During the conference, Customs had shared several noteworthy updates relating to the implementation of the GST in Malaysia, as summarized below:

  • Joint audits – Officers from the Malaysian Inland Revenue Board ("MIRB") are currently attending trainings on the Malaysian GST regime. MIRB and Customs are intending to roll out joint audits on taxpayers in the near future.
  • GST audit framework – Customs had announced that it intends to issue a GST audit framework shortly. It is expected that the framework would outline how cases will be selected for audits, how the GST audit will be carried out, as well as the rights and responsibilities of audit officers and taxpayers.
  • Public rulings – Customs had shared that the current clarifications published by way of Director-General Decisions will be codified and replaced with public rulings to be issued under Section 76 of the Goods and Services Act 2014 ("GST Act"). Pursuant to Section 76, where a person has applied the provision in the GST Act in accordance with a public ruling, the Director General shall apply such provision in accordance with the public ruling.
  • Grace period for full GST compliance - In the run up to the implementation of the GST regime, the Ministry of Finance was reported to have announced that a two-year grace period for full implementation with the GST regime would be provided to companies which have been registered, and no strict action would be taken if such companies were found to have made errors during this grace period. However, following questions raised by participants seeking confirmation that Customs would not impose penalties during this two-year period, Customs had clarified that as no official statement was issued with respect to the grace period, penalties will be imposed in accordance with the GST Act for any non-compliance with the GST laws during the two-year period.

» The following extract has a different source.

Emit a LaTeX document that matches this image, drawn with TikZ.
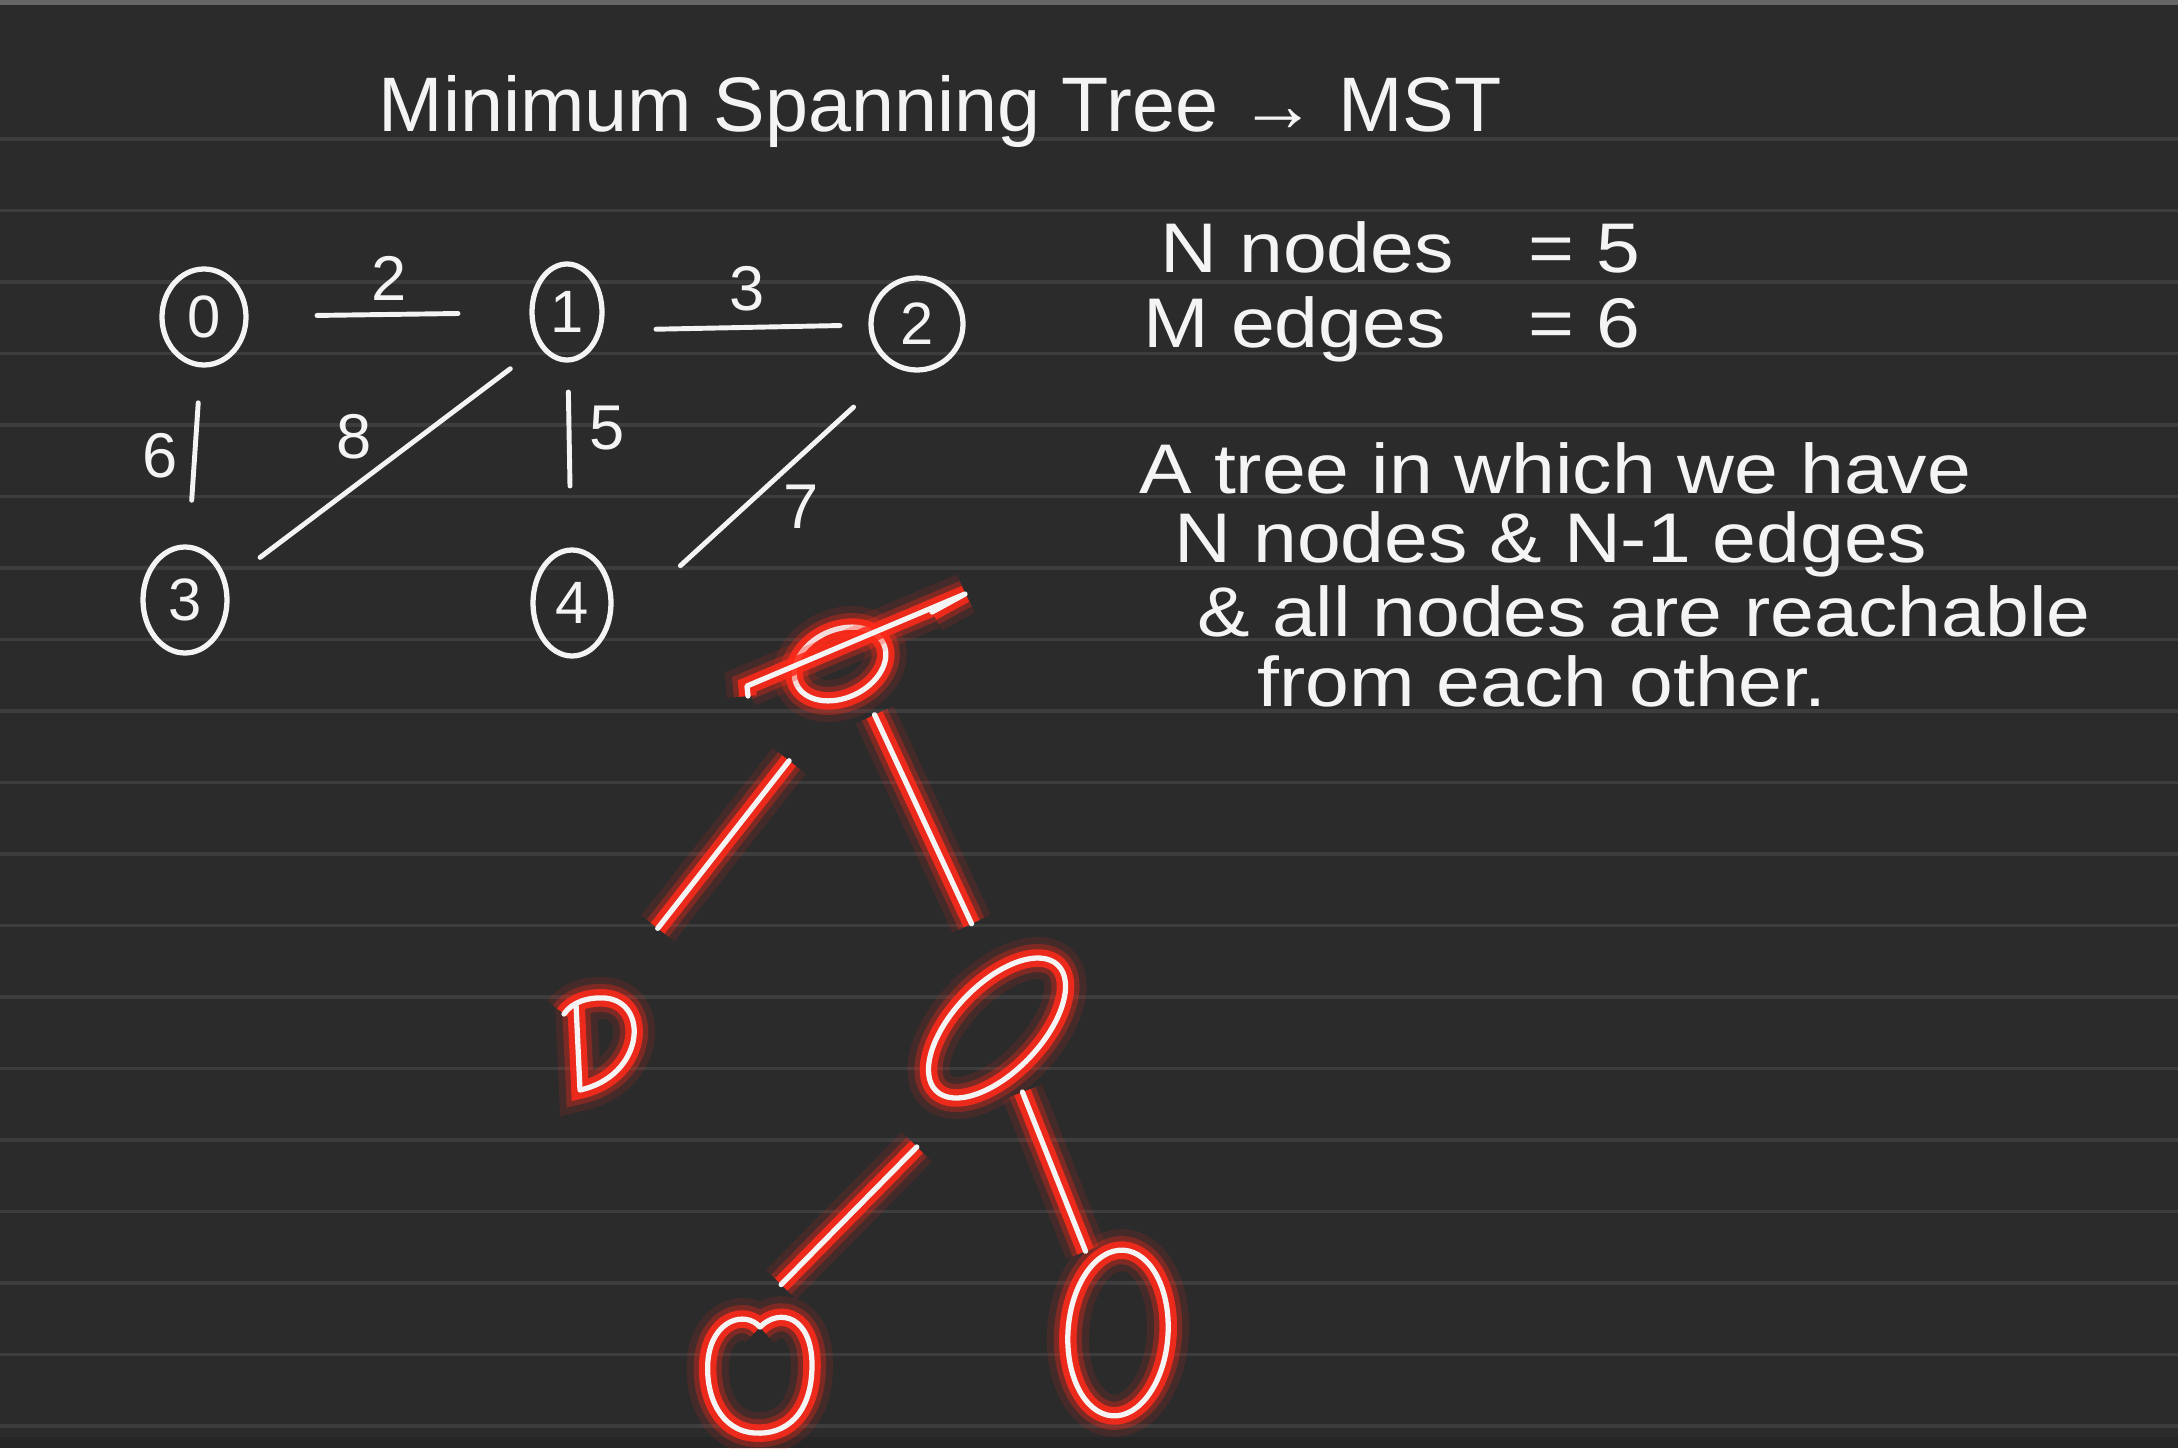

Comments and Recommendation

These updates would appear to signal a change in momentum towards GST compliance, and we expect to see an increase in audit activity by Customs on GST matters in the near future. Therefore, it would be timely and prudent for businesses to undertake an internal review and health check to determine compliance with the GST requirements, as penalties could be applicable in the event that instances of non-compliance are discovered during an audit by Customs.